Thursday, December 13, 2007

Flickr Stats how is it built

    Flickr Stats how is it built.
  • All Collection is done realtime
  • MYISAM and INNODB is used
  • The data is spread across 6 clusters (12 servers-6 used, 6 for fail over) mainly for data storage requirements
  • Memcache is not used at all in the core of the product.




In summary this was the longest project that I worked on, other then rebuilding the backend for Flickr when I first came on. The inner workings are very complex to achieve real-time collection-while not affecting page load times of a photo page. Most of my time was spent on creating a distributed lock once my DB design was solid.

Things that would really make life easier:

MYSQL AB gets rid of MYISAM and makes PBXT its replacement.
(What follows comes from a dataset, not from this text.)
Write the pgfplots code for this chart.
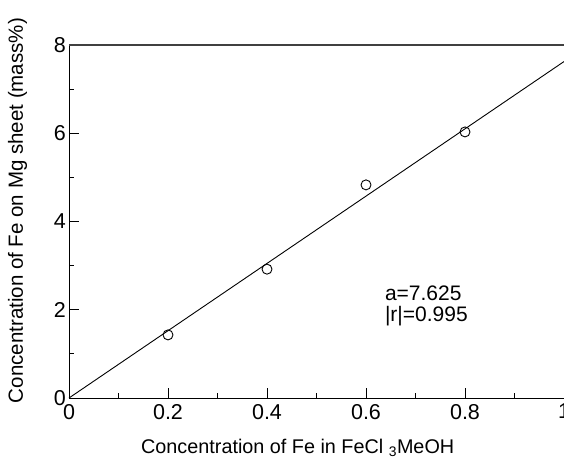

I don't need all the great features of INNODB but I would like some. I'll go more into this later.

Additionally INSERT DELAYED worked with ON DUPLICATE UPDATE. Currently it does not.
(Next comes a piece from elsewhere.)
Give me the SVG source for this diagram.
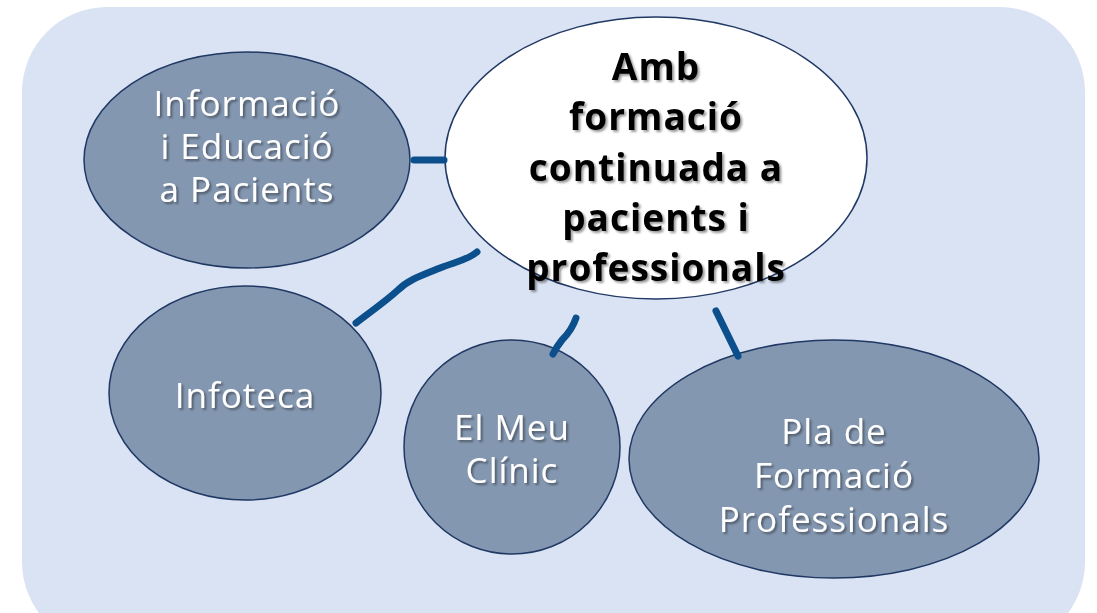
<svg xmlns="http://www.w3.org/2000/svg" width="1097" height="613" viewBox="0 0 1097 613">
<defs>
<filter id="sh" x="-10%" y="-10%" width="130%" height="140%">
<feDropShadow dx="2" dy="2" stdDeviation="1.2" flood-color="#000" flood-opacity="0.4"/>
</filter>
<style>
.node{fill:#8497b0;stroke:#203864;stroke-width:1.5}
.center{fill:#ffffff;stroke:#203864;stroke-width:1.5}
.lbl{font-family:"Open Sans","Liberation Sans",sans-serif;font-size:35px;letter-spacing:1px;fill:#ffffff;text-anchor:middle;filter:url(#sh)}
.clbl{font-family:"Open Sans","Liberation Sans",sans-serif;font-size:37px;letter-spacing:1px;font-weight:bold;fill:#000000;text-anchor:middle;filter:url(#sh)}
.con{fill:none;stroke:#0b4f8c;stroke-width:7;stroke-linecap:round;stroke-linejoin:round}
</style>
</defs>
<rect x="22" y="7" width="1063" height="640" rx="85" ry="85" fill="#dae3f3"/>
<g id="node-informacio">
<ellipse class="node" cx="247" cy="160" rx="163" ry="108"/>
<text class="lbl" x="247" y="116">Informació</text>
<text class="lbl" x="247" y="159">i Educació</text>
<text class="lbl" x="247" y="202">a Pacients</text>
</g>
<g id="node-infoteca">
<ellipse class="node" cx="245" cy="393" rx="136" ry="107"/>
<text class="lbl" x="245" y="408">Infoteca</text>
</g>
<g id="node-elmeuclinic">
<ellipse class="node" cx="512" cy="447" rx="108" ry="107"/>
<text class="lbl" x="512" y="440">El Meu</text>
<text class="lbl" x="512" y="483">Clínic</text>
</g>
<g id="node-pla">
<ellipse class="node" cx="834" cy="459" rx="205" ry="119"/>
<text class="lbl" x="834" y="444">Pla de</text>
<text class="lbl" x="834" y="488">Formació</text>
<text class="lbl" x="834" y="532">Professionals</text>
</g>
<g id="node-center">
<ellipse class="center" cx="656" cy="158" rx="211" ry="141"/>
<text class="clbl" x="656" y="80">Amb</text>
<text class="clbl" x="656" y="130">formació</text>
<text class="clbl" x="656" y="181">continuada a</text>
<text class="clbl" x="656" y="231">pacients i</text>
<text class="clbl" x="656" y="281">professionals</text>
</g>
<g id="connectors">
<path class="con" d="M414,160 L444,160"/>
<path class="con" d="M477,252 C468,260 455,262 440,268 C420,276 408,280 398,290 C385,302 370,312 356,323"/>
<path class="con" d="M576,318 C572,330 566,336 562,340 C558,345 555,350 553,354"/>
<path class="con" d="M716,311 L738,356"/>
</g>
</svg>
Finally cross Engine Transactions would be cool but really not required.

4 comments:

Unknown said...

That sounds quite impressive, would be really nice if you could post some details.
Don't know how much you can/want tell here but maybe some information about the general setup, data volumes etc.?

Anonymous said...

So, logging into MyISAM with insert delayed for non-blocking INSERTs and scripts to summarise/transfer the data to InnoDB?

Unknown said...

Isn't PBXT more InnoDB like ?
Or it is easier to setup than InnoDB, just as easy as MyISAM ?

Dathan Pattishall said...

@adrenalin PBXT is like INNODB but it's not ACID complient. It is also like MYISAM but recovery from crashes is much faster. It's INSERT speed at high concurrency is much better then INNODB.